During this era, Villa Santa Lucia (which had 15 owners before the Renards) was developed into a grand villa with an oak-panelled entrance hall. A garden by Parisian landscaper Tobie Loup de Viane was later added in the 1970s. Yet the Renard family are the longest inhabitants of the villa, having celebrated 40 years of ownership in 2024. Elise and her sister live there today, preserving their father, Marseille native Jean-Léopold Renard’s, ‘project of a lifetime’.

A maritime lawyer by trade, Mr Renard spent his spare time cultivating the gardens with collections of trees and plants. He commissioned restoration work on the belvedere from rocker Nicolas Gilly (who added his own surprise, a little snake, to one of the balustrades). His efforts were awarded with the special prize of the Prince Louis de Polignac Foundation in 2009, and thanks to his commitment, in 2015, the villa and its gardens were registered as a historical monument and later classified in 2020.

After living in Bali for many years, Elise returned to the villa and now feels very close to him, inheriting his approach to its preservation. ‘My father always said that a garden has to be visited once a day. Now, like my father, I too closely observe the plants. As I grow older, my passion for botanics grows. When I start to work there, I can’t stop myself.’

An adventurous traveller, Mr Renard filled the house with antiques collected from Asia and the Middle East. The ‘Oriental’ living room has a wooden canopy from Morocco, a Syrian chest with a shell mosaic, a puppet from Rajasthan and a late 19th-century Buddha from Cambodia. The provenance of many pieces remains a mystery; Elise is slowly researching and archiving the objects. In the process of learning more, she has gradually inherited his passion: ‘Now I also don’t like to buy new things, even clothes and objects.’

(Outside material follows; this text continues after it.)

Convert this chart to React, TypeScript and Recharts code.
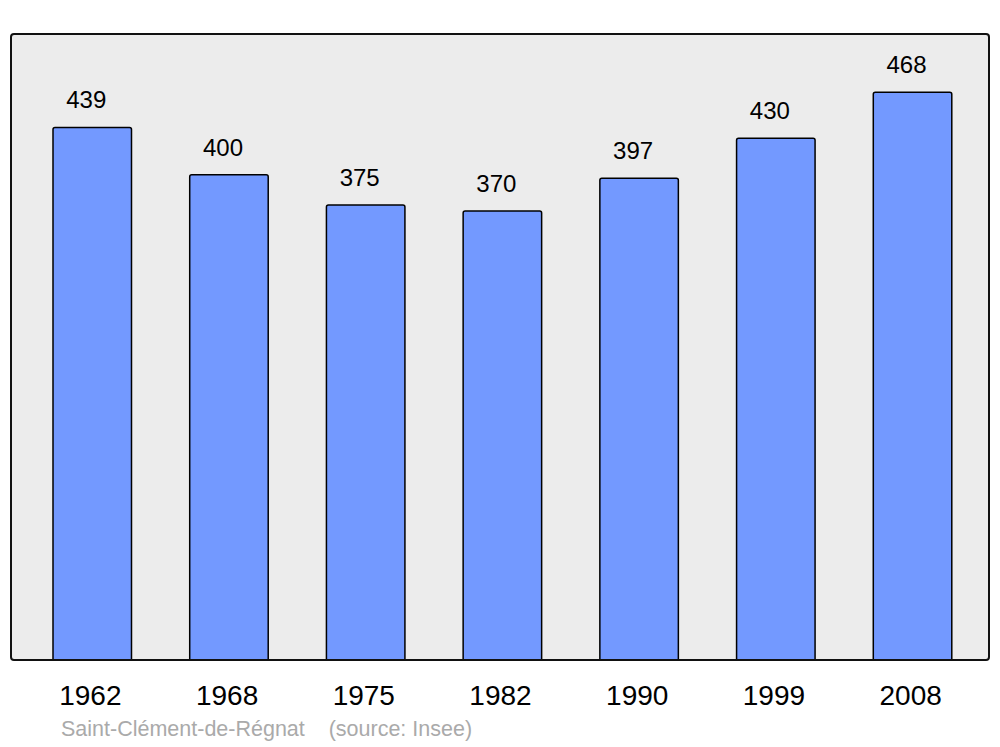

The luminous dining room hosts a celebration of joyful Barbotine pottery that Mr Renard collected over 30 years, with colourful organic flourishes that nod to the Rococo roots of the garden motifs. A delicate Murano-glass chandelier hangs from the ceiling and Elise displays watercolours of the house painted by Indonesian artist Herdi Tirto. The family eats breakfast here everyday and loves to entertain friends: ‘Every time we set the table it’s never the same, because there is always something new to use.’

The Renard family has welcomed the public to visit Villa Santa Lucia and its gardens since 2017. Elise hosts popular tours seasonally and co-ordinates with national heritage events such as France’s Rendez-vous aux Jardins in June, and lays on educational opportunities for schools, associations and companies. Her and her family’s efforts to celebrate the rocailles are part of a wider campaign to preserve the heritage and environment of Roucas Blanc, a neighbourhood in which new development and destruction of the landscape, including the felling of old trees, risk destabilising the terroir.

Rocaille is a craft that combines interests in both modernity and the landscape, creatively fusing and blurring the boundaries between the natural and the man-made. Its sheer presence has played a role in preserving Villa Santa Lucia’s layered garden and retaining the landscape of the hills. Mr Renard’s care has been a huge contribution to this, but also inspired the behaviour and habits of a new generation.